Il s'appelle Siméon ("l'écoutant") ; il est juste (c.à.d. "ajusté" au projet de Dieu,) ; religieux (c.à.d. un homme de prière) ; il attend la Consolation d'Israël (manière, inspirée d'Isaïe 40, de désigner le salut : c'est un homme d'espérance) ; un vieil homme qui n'est que désir. Ajusté à l'Esprit, il peut reconnaître la lumière quand elle vient, comme elle vient. Il voit parce qu'il croit (pas l'inverse !). Ouvert au projet de Dieu sur tous, il se dessaisit de sa propre vie, tout comme son Maître, nouveau-né dans ses bras. Et voici Anne : une femme de 84 ans, qui surgit comme un grand vent de louange et prophétise.
Quand la lumière parait, elle fait la vérité, révèle nos ténèbres secrètes et nos propres divisions. Le Christ, notre lumière, notre soleil, est le salut. Ca ne se fera pas sans heurts. Siméon déclare que Jésus est un signe de division. C’est-à-dire qu’il oblige à faire des choix, à prendre position. C’est parfois difficile et douloureux, ça transperce le cœur, mais Dieu nous accompagne. Il console. Consoler, c’est être là.
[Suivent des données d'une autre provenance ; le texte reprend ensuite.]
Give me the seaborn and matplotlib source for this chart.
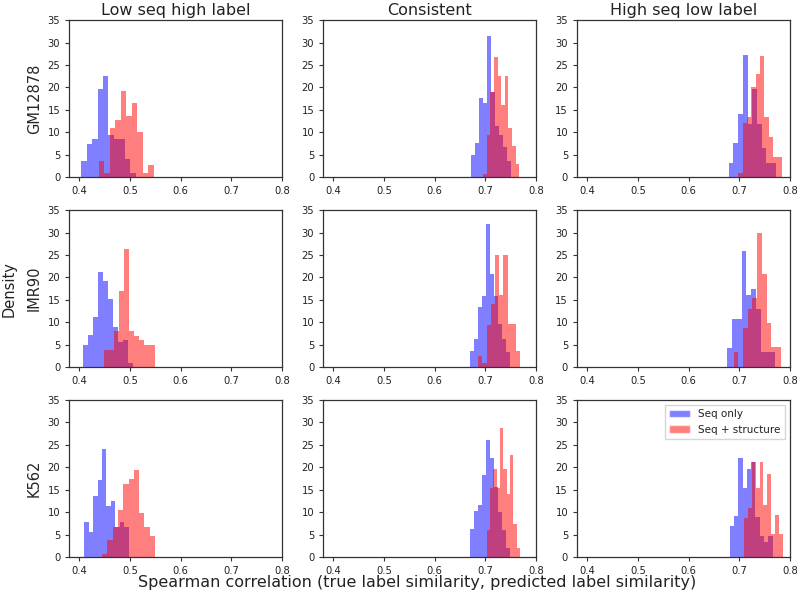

Un jour, loin du Temple de Jérusalem, se croiseront sur sa croix chute et relèvement, division et consolation. Aujourd’hui présenté au Seigneur, dans la lumière voilée de sa passion, alors que doivent diminuer les ombres de la mort, il faut que l’enfant grandisse. Il est remis entre nos mains comme une source de salut, comme un avenir à faire grandir.
Et maintenant que cet Enfant grandisse dans vos cœurs. Vous avez commencé à croire ? Il est né de vous. Mais le Christ n’est pas demeuré à l’état d’enfant : il a grandi sans jamais connaître le déclin : il faut que votre foi grandisse, qu’elle soit forte, et que jamais elle ne connaisse la vieillesse ; et ainsi vous appartiendrez au Christ (saint Augustin : sermon 370, 4).